Real-Time Clock

Versal Adaptive SoC Technical Reference Manual (AM011)

Document ID
AM011
Release Date
2023-10-05
Revision
1.6 English

The real-time clock (RTC) resides in the PMC and maintains an accurate time base for system and application software. It includes calibration circuitry to offset temperature and voltage fluctuations in applications requiring greater accuracy. The RTC also provides alarm setting and periodic interrupt features. The real-time clock provides continuous operation powered by the PMC auxiliary supply (VCCAUX_PMC) or the battery supply (VCC_BATT). When the auxiliary supply is available, the RTC uses it to keep the counters active. The RTC automatically switches to the battery power supply when the auxiliary supply is not available.

The RTC generates two system interrupt signals to the generic interrupt controller (GIC), the GIC proxy, and the programmable logic (PL) once every second and when an alarm event occurs.

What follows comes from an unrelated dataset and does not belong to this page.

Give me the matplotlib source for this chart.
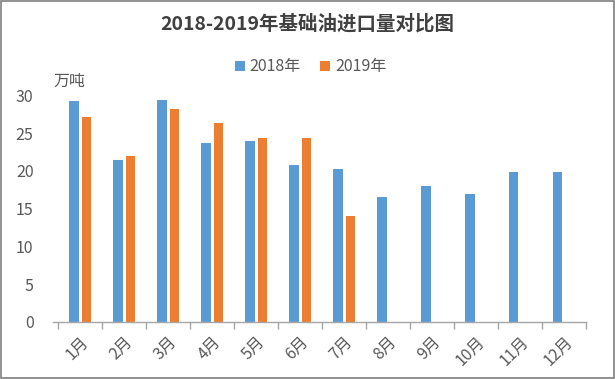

The periodic second tick interrupt can be used by all system processors. The alarm control must be managed at a system level with the processors.

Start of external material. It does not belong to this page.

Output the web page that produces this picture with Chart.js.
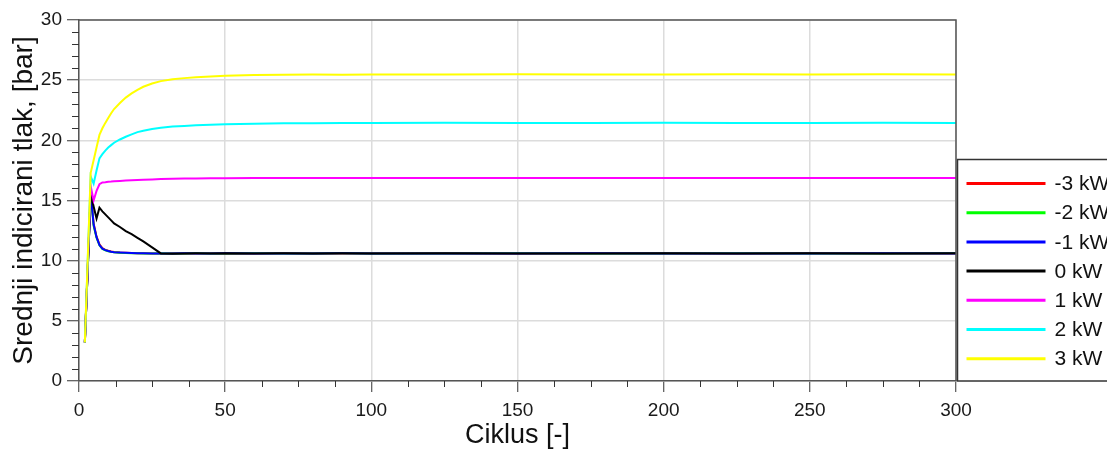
<!DOCTYPE html>
<html>
<head>
<meta charset="utf-8">
<script src="https://cdn.jsdelivr.net/npm/chart.js@4"></script>
<style>
  html, body { margin: 0; padding: 0; background: #fff; overflow: hidden; }
  #wrap { width: 1107px; height: 452px; position: relative; }
</style>
</head>
<body>
<div id="wrap"><canvas id="tlakchart"></canvas></div>
<script>
// ciklusi (x) where the curves were read
var cycles = [2, 4, 5, 6, 7, 8, 9, 10, 11, 12, 14, 16, 18, 20, 22, 25, 28, 32, 36, 40, 45, 50, 60, 70, 80, 90, 100, 125, 150, 175, 200, 225, 250, 275, 300];

var seriesNames = ["-3 kW", "-2 kW", "-1 kW", "0 kW", "1 kW", "2 kW", "3 kW"];
var seriesColors = ["#ff0000", "#00ff00", "#0000ff", "#000000", "#ff00ff", "#00ffff", "#ffff00"];

var minus3kW = [3.2, 15.6, 13.1, 12.0, 11.35, 11.05, 10.9, 10.82, 10.76, 10.72, 10.68, 10.66, 10.64, 10.62, 10.61, 10.6, 10.6, 10.61, 10.6, 10.6, 10.61, 10.6, 10.6, 10.61, 10.6, 10.6, 10.61, 10.6, 10.6, 10.61, 10.6, 10.6, 10.61, 10.6, 10.6];
var minus2kW = [3.2, 15.6, 12.9, 11.9, 11.28, 10.98, 10.86, 10.79, 10.73, 10.7, 10.66, 10.64, 10.62, 10.61, 10.6, 10.6, 10.61, 10.6, 10.6, 10.61, 10.6, 10.6, 10.61, 10.6, 10.6, 10.61, 10.6, 10.6, 10.61, 10.6, 10.6, 10.61, 10.6, 10.6, 10.61];
var minus1kW = [3.2, 15.6, 13.0, 11.95, 11.3, 11.0, 10.88, 10.8, 10.74, 10.7, 10.67, 10.65, 10.63, 10.62, 10.61, 10.6, 10.6, 10.6, 10.61, 10.6, 10.6, 10.61, 10.6, 10.6, 10.6, 10.61, 10.6, 10.6, 10.6, 10.61, 10.6, 10.6, 10.6, 10.61, 10.6];
var zerokW = [3.2, 15.6, 14.5, 13.5, 14.4, 14.1, 13.85, 13.6, 13.35, 13.1, 12.8, 12.45, 12.2, 11.9, 11.6, 11.1, 10.6, 10.58, 10.6, 10.61, 10.6, 10.62, 10.6, 10.61, 10.6, 10.62, 10.6, 10.61, 10.6, 10.6, 10.62, 10.6, 10.61, 10.6, 10.61];
var plus1kW = [3.2, 16.2, 15.0, 15.8, 16.35, 16.5, 16.52, 16.55, 16.57, 16.6, 16.63, 16.66, 16.68, 16.7, 16.72, 16.75, 16.78, 16.8, 16.82, 16.83, 16.84, 16.85, 16.86, 16.86, 16.87, 16.86, 16.88, 16.87, 16.86, 16.88, 16.87, 16.87, 16.86, 16.88, 16.87];
var plus2kW = [3.2, 17.0, 16.4, 17.5, 18.5, 18.85, 19.15, 19.4, 19.6, 19.8, 20.07, 20.3, 20.5, 20.68, 20.8, 20.95, 21.05, 21.14, 21.2, 21.25, 21.29, 21.33, 21.38, 21.41, 21.43, 21.45, 21.44, 21.46, 21.45, 21.44, 21.46, 21.45, 21.44, 21.46, 21.45];
var plus3kW = [3.2, 17.3, 18.35, 19.4, 20.45, 21.0, 21.45, 21.85, 22.25, 22.6, 23.1, 23.55, 23.9, 24.2, 24.45, 24.72, 24.92, 25.07, 25.17, 25.25, 25.31, 25.36, 25.42, 25.45, 25.47, 25.46, 25.48, 25.47, 25.49, 25.48, 25.48, 25.49, 25.47, 25.49, 25.48];

var seriesValues = [minus3kW, minus2kW, minus1kW, zerokW, plus1kW, plus2kW, plus3kW];

var xTicks = [0, 50, 100, 150, 200, 250, 300];
var yTicks = [0, 5, 10, 15, 20, 25, 30];

var fontFamily = "'Liberation Sans', Arial, sans-serif";

function toPoints(values) {
	return values.map(function(v, i) { return { x: cycles[i], y: v }; });
}

var datasets = seriesValues.map(function(values, i) {
	return {
		label: seriesNames[i],
		data: toPoints(values),
		borderColor: seriesColors[i],
		backgroundColor: seriesColors[i],
		borderWidth: 2,
		pointRadius: 0,
		tension: 0,
		fill: false,
		order: seriesValues.length - 1 - i   // later series drawn on top
	};
});

// frame, minor ticks and the boxed legend at the right
var extras = {
	id: 'extras',
	afterDraw: function(chart) {
		var ctx = chart.ctx;
		var a = chart.chartArea;
		var xs = chart.scales.x, ys = chart.scales.y;
		ctx.save();

		ctx.strokeStyle = '#555';
		ctx.lineWidth = 1.5;
		ctx.beginPath();
		ctx.moveTo(a.left, a.top);
		ctx.lineTo(a.right, a.top);
		ctx.lineTo(a.right, a.bottom);
		ctx.stroke();

		ctx.strokeStyle = '#333';
		ctx.lineWidth = 1;
		ctx.beginPath();
		for (var v = 1; v < 30; v++) {
			if (v % 5 === 0) continue;
			var py = Math.round(ys.getPixelForValue(v)) + 0.5;
			ctx.moveTo(a.left - 7, py);
			ctx.lineTo(a.left, py);
		}
		for (var c = 12.5; c < 300; c += 12.5) {
			if (c % 50 === 0) continue;
			var px = Math.round(xs.getPixelForValue(c)) + 0.5;
			ctx.moveTo(px, a.bottom);
			ctx.lineTo(px, a.bottom + 6);
		}
		ctx.stroke();

		// legend box
		var left = a.right + 1.5, top = 159.5;
		ctx.fillStyle = '#fff';
		ctx.fillRect(left, top, chart.width - left + 10, a.bottom - top);
		ctx.strokeStyle = '#333';
		ctx.lineWidth = 1.5;
		ctx.strokeRect(left, top, chart.width - left + 10, a.bottom - top);
		ctx.font = '21px ' + fontFamily;
		ctx.textBaseline = 'middle';
		ctx.textAlign = 'left';
		chart.data.datasets.forEach(function(ds, i) {
			var yy = 183.5 + i * 29.2;
			ctx.strokeStyle = ds.borderColor;
			ctx.lineWidth = 3;
			ctx.beginPath();
			ctx.moveTo(left + 9, yy);
			ctx.lineTo(left + 88, yy);
			ctx.stroke();
			ctx.fillStyle = '#111';
			ctx.fillText(ds.label, left + 97, yy + 1);
		});
		ctx.restore();
	}
};

var tlakchart = {
	type: 'line',
	data: { datasets: datasets },
	options: {
		responsive: true,
		maintainAspectRatio: false,
		animation: false,
		layout: { padding: { top: 20, right: 151, left: 0, bottom: 0 } },
		plugins: {
			legend: { display: false },
			tooltip: { enabled: false }
		},
		scales: {
			x: {
				type: 'linear',
				min: 0,
				max: 300,
				afterBuildTicks: function(s) { s.ticks = xTicks.map(function(v) { return { value: v }; }); },
				afterFit: function(s) { s.height = 71; },
				ticks: {
					color: '#1a1a1a',
					padding: 7,
					maxRotation: 0,
					font: { family: fontFamily, size: 19 }
				},
				grid: {
					color: '#dcdcdc',
					lineWidth: 1.5,
					tickLength: 11,
					tickColor: '#333',
					tickWidth: 1
				},
				border: { color: '#555', width: 1.5 },
				title: {
					display: true,
					text: 'Ciklus [-]',
					color: '#111',
					font: { family: fontFamily, size: 27 },
					padding: { top: 0, bottom: 0 }
				}
			},
			y: {
				min: 0,
				max: 30,
				afterBuildTicks: function(s) { s.ticks = yTicks.map(function(v) { return { value: v }; }); },
				afterFit: function(s) { s.width = 79; },
				ticks: {
					color: '#1a1a1a',
					padding: 5,
					font: { family: fontFamily, size: 19 }
				},
				grid: {
					color: '#dcdcdc',
					lineWidth: 1.5,
					tickLength: 12,
					tickColor: '#333',
					tickWidth: 1
				},
				border: { color: '#555', width: 1.5 },
				title: {
					display: true,
					text: 'Srednji indicirani tlak, [bar]',
					color: '#111',
					font: { family: fontFamily, size: 28 },
					padding: { top: 7, bottom: 0 }
				}
			}
		}
	},
	plugins: [extras]
};

window.onload = function() {
	var ctx = document.getElementById("tlakchart").getContext("2d");
	window.myTlak = new Chart(ctx, tlakchart);
};
</script>
</body>
</html>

As shown in the following figure, the RTC subsystem has three main modules: counter module, control register module, and oscillator module. The RTC counters module is powered by the battery power domain and includes three counters, calibration circuitry, and logic used to retain the programmed time. The RTC control register module is implemented in the PMC power domain and incorporates all of the registers associated with the RTC controller. The oscillator module is supplied by the battery power domain and provides the RTC clock.